» SET EXERCISE: Only the lines from the first one through the line with "b_upper = [-1, 4, 11, 10, 20, 21]" should be printed, exactly as they appear.

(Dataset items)
^^^^
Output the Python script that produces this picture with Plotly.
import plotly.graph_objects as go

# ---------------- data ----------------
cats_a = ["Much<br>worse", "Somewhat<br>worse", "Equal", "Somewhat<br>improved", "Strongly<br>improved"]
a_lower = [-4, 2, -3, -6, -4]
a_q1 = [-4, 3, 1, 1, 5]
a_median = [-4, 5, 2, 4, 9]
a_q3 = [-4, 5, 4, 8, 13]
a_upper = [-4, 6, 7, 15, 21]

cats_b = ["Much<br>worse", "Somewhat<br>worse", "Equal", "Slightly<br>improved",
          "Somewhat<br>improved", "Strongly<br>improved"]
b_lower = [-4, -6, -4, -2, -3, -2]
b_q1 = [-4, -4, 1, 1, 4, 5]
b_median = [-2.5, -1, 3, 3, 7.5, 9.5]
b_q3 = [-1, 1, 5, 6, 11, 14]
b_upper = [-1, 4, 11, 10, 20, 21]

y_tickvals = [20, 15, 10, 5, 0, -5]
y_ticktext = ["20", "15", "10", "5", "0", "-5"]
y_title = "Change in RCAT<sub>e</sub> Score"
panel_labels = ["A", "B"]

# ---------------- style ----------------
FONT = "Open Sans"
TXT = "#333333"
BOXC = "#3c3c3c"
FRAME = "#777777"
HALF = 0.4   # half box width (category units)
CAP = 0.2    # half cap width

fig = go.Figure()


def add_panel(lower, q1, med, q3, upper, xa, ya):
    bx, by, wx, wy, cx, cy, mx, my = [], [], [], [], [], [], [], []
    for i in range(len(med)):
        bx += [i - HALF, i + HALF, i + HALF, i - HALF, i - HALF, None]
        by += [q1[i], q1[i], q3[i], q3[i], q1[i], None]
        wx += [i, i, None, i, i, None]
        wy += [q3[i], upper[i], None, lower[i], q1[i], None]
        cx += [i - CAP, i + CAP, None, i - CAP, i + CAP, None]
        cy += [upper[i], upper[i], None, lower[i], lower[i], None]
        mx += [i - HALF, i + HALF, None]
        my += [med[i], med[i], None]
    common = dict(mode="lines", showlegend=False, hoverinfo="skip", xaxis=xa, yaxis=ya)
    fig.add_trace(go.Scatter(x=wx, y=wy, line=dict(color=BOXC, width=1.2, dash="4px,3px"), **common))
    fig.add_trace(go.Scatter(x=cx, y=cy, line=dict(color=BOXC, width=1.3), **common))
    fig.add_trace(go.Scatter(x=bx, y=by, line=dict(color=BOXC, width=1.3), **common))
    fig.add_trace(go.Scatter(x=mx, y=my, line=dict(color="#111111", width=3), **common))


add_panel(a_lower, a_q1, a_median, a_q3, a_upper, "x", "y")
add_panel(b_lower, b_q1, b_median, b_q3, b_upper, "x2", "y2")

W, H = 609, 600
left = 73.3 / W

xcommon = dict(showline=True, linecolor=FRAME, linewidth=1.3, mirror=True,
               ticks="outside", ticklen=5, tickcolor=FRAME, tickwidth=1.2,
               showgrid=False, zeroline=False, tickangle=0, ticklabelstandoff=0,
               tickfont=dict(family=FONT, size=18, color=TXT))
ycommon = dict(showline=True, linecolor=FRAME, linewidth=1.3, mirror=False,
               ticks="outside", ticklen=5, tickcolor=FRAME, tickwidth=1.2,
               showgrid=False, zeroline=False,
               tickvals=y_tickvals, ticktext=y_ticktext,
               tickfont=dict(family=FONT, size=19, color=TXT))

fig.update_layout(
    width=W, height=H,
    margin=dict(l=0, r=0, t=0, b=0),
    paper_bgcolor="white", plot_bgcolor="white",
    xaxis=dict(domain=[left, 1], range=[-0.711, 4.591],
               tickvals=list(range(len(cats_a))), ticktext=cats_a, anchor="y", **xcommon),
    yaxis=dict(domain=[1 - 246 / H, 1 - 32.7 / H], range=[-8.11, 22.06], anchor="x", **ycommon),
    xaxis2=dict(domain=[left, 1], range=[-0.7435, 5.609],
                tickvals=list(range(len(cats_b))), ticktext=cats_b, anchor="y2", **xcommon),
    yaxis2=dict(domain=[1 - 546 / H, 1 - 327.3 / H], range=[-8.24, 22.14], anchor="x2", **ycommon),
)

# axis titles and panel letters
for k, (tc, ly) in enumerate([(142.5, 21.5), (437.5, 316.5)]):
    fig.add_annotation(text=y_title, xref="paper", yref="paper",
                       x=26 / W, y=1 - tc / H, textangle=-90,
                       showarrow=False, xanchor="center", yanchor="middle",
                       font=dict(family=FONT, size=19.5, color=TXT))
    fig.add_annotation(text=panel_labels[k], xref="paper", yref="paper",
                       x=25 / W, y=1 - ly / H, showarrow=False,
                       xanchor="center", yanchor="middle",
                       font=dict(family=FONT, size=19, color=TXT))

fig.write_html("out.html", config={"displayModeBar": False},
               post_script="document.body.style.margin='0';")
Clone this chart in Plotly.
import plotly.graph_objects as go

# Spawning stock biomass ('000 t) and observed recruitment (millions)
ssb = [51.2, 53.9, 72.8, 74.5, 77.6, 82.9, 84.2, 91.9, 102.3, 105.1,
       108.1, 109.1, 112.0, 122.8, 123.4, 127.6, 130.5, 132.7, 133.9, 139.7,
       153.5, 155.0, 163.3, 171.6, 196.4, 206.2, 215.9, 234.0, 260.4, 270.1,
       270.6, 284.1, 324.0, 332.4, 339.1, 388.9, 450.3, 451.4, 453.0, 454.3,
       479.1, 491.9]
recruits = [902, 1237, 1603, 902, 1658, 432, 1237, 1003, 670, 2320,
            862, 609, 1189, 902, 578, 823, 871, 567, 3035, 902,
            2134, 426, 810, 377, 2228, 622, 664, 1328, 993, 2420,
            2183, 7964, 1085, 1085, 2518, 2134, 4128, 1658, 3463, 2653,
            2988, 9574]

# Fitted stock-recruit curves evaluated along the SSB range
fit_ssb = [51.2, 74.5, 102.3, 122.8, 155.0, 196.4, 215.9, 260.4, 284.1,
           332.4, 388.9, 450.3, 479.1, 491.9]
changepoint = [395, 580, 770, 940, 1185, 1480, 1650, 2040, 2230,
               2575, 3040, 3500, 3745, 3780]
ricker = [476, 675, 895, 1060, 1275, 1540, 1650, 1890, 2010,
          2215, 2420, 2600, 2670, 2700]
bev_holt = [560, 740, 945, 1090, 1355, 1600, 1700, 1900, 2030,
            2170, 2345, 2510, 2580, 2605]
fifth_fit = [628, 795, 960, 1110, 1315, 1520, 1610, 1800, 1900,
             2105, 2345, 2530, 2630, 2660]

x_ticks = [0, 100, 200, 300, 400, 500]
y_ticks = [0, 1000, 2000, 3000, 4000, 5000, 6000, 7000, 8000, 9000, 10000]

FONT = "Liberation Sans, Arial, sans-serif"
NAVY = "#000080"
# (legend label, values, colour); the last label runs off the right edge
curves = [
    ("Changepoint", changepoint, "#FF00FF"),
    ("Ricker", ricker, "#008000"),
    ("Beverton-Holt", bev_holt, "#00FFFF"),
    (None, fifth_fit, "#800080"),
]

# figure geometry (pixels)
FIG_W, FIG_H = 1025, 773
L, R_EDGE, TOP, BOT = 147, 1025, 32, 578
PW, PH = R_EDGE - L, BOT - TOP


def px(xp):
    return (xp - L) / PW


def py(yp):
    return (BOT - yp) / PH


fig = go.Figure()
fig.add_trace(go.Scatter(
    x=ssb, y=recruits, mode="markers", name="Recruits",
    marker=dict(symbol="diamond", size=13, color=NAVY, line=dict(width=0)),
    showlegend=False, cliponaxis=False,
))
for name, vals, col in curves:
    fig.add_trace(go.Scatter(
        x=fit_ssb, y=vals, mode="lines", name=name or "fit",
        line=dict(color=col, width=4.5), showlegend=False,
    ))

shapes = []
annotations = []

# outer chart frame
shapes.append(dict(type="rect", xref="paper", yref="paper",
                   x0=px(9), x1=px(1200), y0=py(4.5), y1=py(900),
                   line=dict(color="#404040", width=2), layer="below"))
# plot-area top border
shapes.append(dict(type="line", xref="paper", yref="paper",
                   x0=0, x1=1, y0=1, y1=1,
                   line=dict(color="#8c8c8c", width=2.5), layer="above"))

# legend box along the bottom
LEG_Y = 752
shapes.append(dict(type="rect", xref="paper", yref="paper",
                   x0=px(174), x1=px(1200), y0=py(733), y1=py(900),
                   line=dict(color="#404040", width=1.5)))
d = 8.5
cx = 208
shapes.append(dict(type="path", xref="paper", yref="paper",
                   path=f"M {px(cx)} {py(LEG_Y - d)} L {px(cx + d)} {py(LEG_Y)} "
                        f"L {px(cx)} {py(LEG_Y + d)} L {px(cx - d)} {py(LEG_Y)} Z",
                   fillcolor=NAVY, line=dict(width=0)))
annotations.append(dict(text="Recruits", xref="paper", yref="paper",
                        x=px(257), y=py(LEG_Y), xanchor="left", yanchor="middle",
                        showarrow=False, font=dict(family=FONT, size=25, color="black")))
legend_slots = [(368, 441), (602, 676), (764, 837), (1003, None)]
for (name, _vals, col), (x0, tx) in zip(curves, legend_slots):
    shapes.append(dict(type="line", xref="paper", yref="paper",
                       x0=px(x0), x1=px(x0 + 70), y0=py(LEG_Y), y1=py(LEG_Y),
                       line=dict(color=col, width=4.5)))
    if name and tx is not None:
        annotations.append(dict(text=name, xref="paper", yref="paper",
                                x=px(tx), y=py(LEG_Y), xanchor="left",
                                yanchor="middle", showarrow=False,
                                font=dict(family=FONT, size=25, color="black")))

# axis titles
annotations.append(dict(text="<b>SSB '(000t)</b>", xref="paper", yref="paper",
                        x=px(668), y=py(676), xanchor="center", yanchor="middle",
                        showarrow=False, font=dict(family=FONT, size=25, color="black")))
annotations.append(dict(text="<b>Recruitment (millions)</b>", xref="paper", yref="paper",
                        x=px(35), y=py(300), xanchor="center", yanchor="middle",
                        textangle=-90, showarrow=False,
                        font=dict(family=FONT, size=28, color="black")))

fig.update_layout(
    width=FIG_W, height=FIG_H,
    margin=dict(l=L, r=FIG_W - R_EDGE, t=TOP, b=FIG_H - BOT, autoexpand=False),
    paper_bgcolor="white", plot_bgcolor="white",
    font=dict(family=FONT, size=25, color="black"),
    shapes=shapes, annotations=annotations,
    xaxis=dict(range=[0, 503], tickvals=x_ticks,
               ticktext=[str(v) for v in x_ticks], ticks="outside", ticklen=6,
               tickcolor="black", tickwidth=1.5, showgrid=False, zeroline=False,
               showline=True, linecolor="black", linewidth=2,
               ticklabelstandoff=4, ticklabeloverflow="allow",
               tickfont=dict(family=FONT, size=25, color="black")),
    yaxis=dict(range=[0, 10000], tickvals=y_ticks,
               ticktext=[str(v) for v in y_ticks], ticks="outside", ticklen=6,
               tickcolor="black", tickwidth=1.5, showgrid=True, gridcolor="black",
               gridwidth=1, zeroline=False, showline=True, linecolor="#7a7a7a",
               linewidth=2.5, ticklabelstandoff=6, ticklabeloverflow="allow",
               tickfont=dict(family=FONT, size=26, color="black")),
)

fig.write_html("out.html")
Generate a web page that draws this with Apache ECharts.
^^^^
» ANSWER TO THIS TASK:
Output the Python script that produces this picture with Plotly.
import plotly.graph_objects as go

# ---------------- data ----------------
cats_a = ["Much<br>worse", "Somewhat<br>worse", "Equal", "Somewhat<br>improved", "Strongly<br>improved"]
a_lower = [-4, 2, -3, -6, -4]
a_q1 = [-4, 3, 1, 1, 5]
a_median = [-4, 5, 2, 4, 9]
a_q3 = [-4, 5, 4, 8, 13]
a_upper = [-4, 6, 7, 15, 21]

cats_b = ["Much<br>worse", "Somewhat<br>worse", "Equal", "Slightly<br>improved",
          "Somewhat<br>improved", "Strongly<br>improved"]
b_lower = [-4, -6, -4, -2, -3, -2]
b_q1 = [-4, -4, 1, 1, 4, 5]
b_median = [-2.5, -1, 3, 3, 7.5, 9.5]
b_q3 = [-1, 1, 5, 6, 11, 14]
b_upper = [-1, 4, 11, 10, 20, 21]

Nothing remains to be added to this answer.